- **SHORT TASK**:
Exactly the lines from the start of the data below through the line that contains "clip_on=False)" are to be copied, with pictures left out.

══ GIVEN INFORMATION ══

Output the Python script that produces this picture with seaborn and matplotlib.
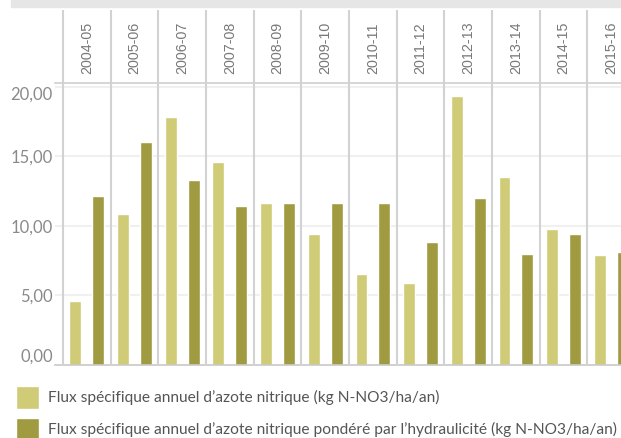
import pandas as pd
import matplotlib
matplotlib.use("Agg")
import matplotlib.pyplot as plt
import seaborn as sns

# Data
saisons = ["2004-05", "2005-06", "2006-07", "2007-08", "2008-09", "2009-10",
           "2010-11", "2011-12", "2012-13", "2013-14", "2014-15", "2015-16"]
flux = [4.60, 10.85, 17.82, 14.58, 11.64, 9.41, 6.54, 5.89, 19.32, 13.50, 9.77, 7.90]
flux_pondere = [12.14, 16.02, 13.29, 11.42, 11.64, 11.64, 11.64, 8.84, 12.00, 7.97, 9.41, 8.12]
series = [
    "Flux spécifique annuel d\u2019azote nitrique (kg N-NO3/ha/an)",
    "Flux spécifique annuel d\u2019azote nitrique pondéré par l\u2019hydraulicité (kg N-NO3/ha/an)",
]
couleurs = ["#cfcb77", "#a09b40"]

df = pd.DataFrame({
    "saison": saisons * 2,
    "valeur": flux + flux_pondere,
    "serie": [series[0]] * len(saisons) + [series[1]] * len(saisons),
})

sns.set_theme(style="white")
plt.rcParams["font.family"] = ["Lato", "DejaVu Sans"]

W, H = 621, 438
fig = plt.figure(figsize=(W / 100, H / 100), dpi=100)
ax = fig.add_axes([55 / W, 73 / H, (W - 55) / W, (365 - 83) / H])

sns.barplot(data=df, x="saison", y="valeur", hue="serie", order=saisons,
            hue_order=series, palette=couleurs, width=0.96, gap=0.48,
            saturation=1, ax=ax)

ymax = 20.26
ax.set_ylim(0, ymax)
ax.set_xlim(-0.5 - 8 / 47.65, 10.5 + (W - 587.45) / 47.65)

# grid
for v in [5, 10, 15, 20]:
    ax.axhline(v, color="#f0f0f0", lw=1.5, zorder=0)

for s in ["left", "right"]:
    ax.spines[s].set_visible(False)
ax.spines["bottom"].set_color("#c8c8c8")
ax.spines["bottom"].set_linewidth(1.2)
ax.spines["top"].set_color("#d0d0d0")
ax.spines["top"].set_linewidth(1.2)

# panel separators, running up into the header
px = ymax / (365 - 83)
ytop = (365 - 10) * px
ax.vlines([i - 0.5 for i in range(len(saisons))], 0, ytop, color="#d2d2d2",
          lw=1.5, clip_on=False, zorder=3)

# header labels
for i, s in enumerate(saisons):
    ax.text(i, (365 - 74) * px, s, rotation=90, ha="center", va="bottom",
            fontsize=10.3, color="#787878", family=["Liberation Sans", "DejaVu Sans"],
            clip_on=False)

ax.set_xticks([])
ax.set_xlabel("")
ax.set_ylabel("")
ax.set_yticks([0, 5, 10, 15, 20])
ax.set_yticklabels([f"{v:.2f}".replace(".", ",") for v in [0, 5, 10, 15, 20]],
                   fontsize=12, color="#8a8a8a")
ax.tick_params(axis="y", length=0, pad=1.5)
labs = ax.get_yticklabels()
labs[0].set_va("bottom")
labs[-1].set_va("top")

# top grey band
fig.patches.append(plt.Rectangle((11 / W, 1 - 7 / H), 1, 7 / H, transform=fig.transFigure,
                                 color="#e6e6e6", zorder=0))

handles, labels = ax.get_legend_handles_labels()
ax.get_legend().remove()
fs = 11.2
fpx = fs * 100 / 72
# matplotlib shrinks the handle box by a descent term; solve for a 23 px swatch
hh = (23 - 0.245 * fpx) / (0.65 * fpx)
fig.legend(handles, labels, loc="upper left", bbox_to_anchor=(16 / W, 1 - 386 / H),
           frameon=False, fontsize=fs, handlelength=23 / fpx, handleheight=hh,
           handletextpad=9 / fpx, labelspacing=8.7 / fpx, borderpad=0, borderaxespad=0,
           labelcolor="#555555")

fig.savefig("out.png", dpi=100)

═══

- **COMPLETED EXERCISE**:
Output the Python script that produces this picture with seaborn and matplotlib.
import pandas as pd
import matplotlib
matplotlib.use("Agg")
import matplotlib.pyplot as plt
import seaborn as sns

# Data
saisons = ["2004-05", "2005-06", "2006-07", "2007-08", "2008-09", "2009-10",
           "2010-11", "2011-12", "2012-13", "2013-14", "2014-15", "2015-16"]
flux = [4.60, 10.85, 17.82, 14.58, 11.64, 9.41, 6.54, 5.89, 19.32, 13.50, 9.77, 7.90]
flux_pondere = [12.14, 16.02, 13.29, 11.42, 11.64, 11.64, 11.64, 8.84, 12.00, 7.97, 9.41, 8.12]
series = [
    "Flux spécifique annuel d\u2019azote nitrique (kg N-NO3/ha/an)",
    "Flux spécifique annuel d\u2019azote nitrique pondéré par l\u2019hydraulicité (kg N-NO3/ha/an)",
]
couleurs = ["#cfcb77", "#a09b40"]

df = pd.DataFrame({
    "saison": saisons * 2,
    "valeur": flux + flux_pondere,
    "serie": [series[0]] * len(saisons) + [series[1]] * len(saisons),
})

sns.set_theme(style="white")
plt.rcParams["font.family"] = ["Lato", "DejaVu Sans"]

W, H = 621, 438
fig = plt.figure(figsize=(W / 100, H / 100), dpi=100)
ax = fig.add_axes([55 / W, 73 / H, (W - 55) / W, (365 - 83) / H])

sns.barplot(data=df, x="saison", y="valeur", hue="serie", order=saisons,
            hue_order=series, palette=couleurs, width=0.96, gap=0.48,
            saturation=1, ax=ax)

ymax = 20.26
ax.set_ylim(0, ymax)
ax.set_xlim(-0.5 - 8 / 47.65, 10.5 + (W - 587.45) / 47.65)

# grid
for v in [5, 10, 15, 20]:
    ax.axhline(v, color="#f0f0f0", lw=1.5, zorder=0)

for s in ["left", "right"]:
    ax.spines[s].set_visible(False)
ax.spines["bottom"].set_color("#c8c8c8")
ax.spines["bottom"].set_linewidth(1.2)
ax.spines["top"].set_color("#d0d0d0")
ax.spines["top"].set_linewidth(1.2)

# panel separators, running up into the header
px = ymax / (365 - 83)
ytop = (365 - 10) * px
ax.vlines([i - 0.5 for i in range(len(saisons))], 0, ytop, color="#d2d2d2",
          lw=1.5, clip_on=False, zorder=3)

# header labels
for i, s in enumerate(saisons):
    ax.text(i, (365 - 74) * px, s, rotation=90, ha="center", va="bottom",
            fontsize=10.3, color="#787878", family=["Liberation Sans", "DejaVu Sans"],
            clip_on=False)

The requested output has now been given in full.